Hewlett-Packard, from which Agilent was spun out in 1999, acquired the Ipswich components operation in 1993 from BT&D Technologies. This company was established as a joint venture between British Telecom and DuPont to develop optoelectronic technologies.
HP and Agilent invested more than $150 million in the Ipswich facility. This included an 80,000 square foot building built to house growing numbers of staff, which was completed in early 2002 at a cost of $20 million. However, staffing levels peaked at around 1100 in 2001 and have been falling ever since.
Agilent will now transfer the epitaxy and wafer processing activities for DFB lasers and photodetectors to its new $92 million facility in Yishun, Singapore, which was opened in February 2003. Some of the back-end processing activities for photodetector products had already been transferred to Singapore.
The vast majority of Agilent s optoelectronic devices, including optocouplers, standard-brightness LEDs, and emitters for IR transceivers, are already being fabricated in Singapore.
Lumileds Lighting, the joint venture between Agilent and Philips Lighting, continues to manufacture high-brightness nitride and AlGaInP LEDs in San Jose, CA.
Agilent has also transferred its entire VCSEL component manufacturing business from California to Singapore.

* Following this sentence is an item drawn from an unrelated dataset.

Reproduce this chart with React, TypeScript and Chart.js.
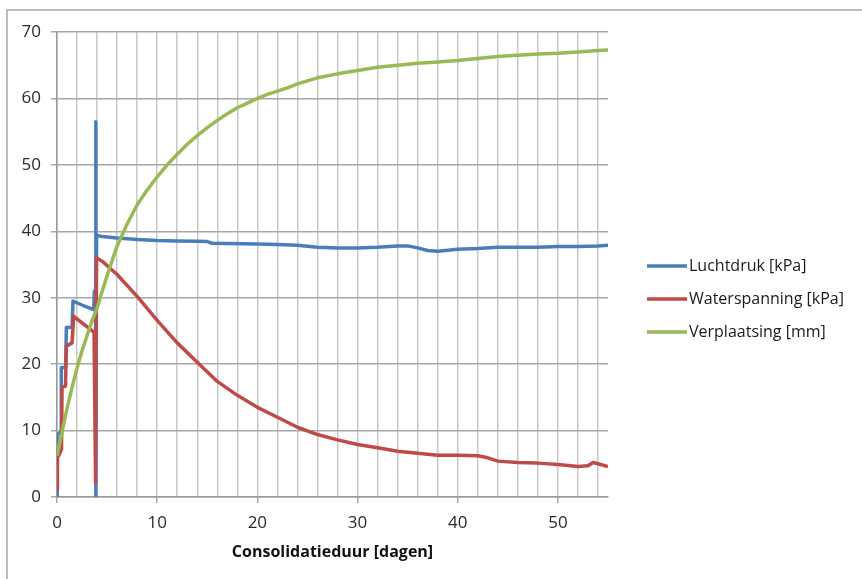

This means that, with the exception of Lumileds, Agilent has moved all optoelectronic device manufacturing out of the US.
For the present time, it appears that Agilent will continue to operate its R&D facility in Turin, Italy, acquired from Telecom Italia in early 2000. The 40,000 square-foot facility contains a clean room for epitaxy and processing, as well as characterization and packaging laboratories.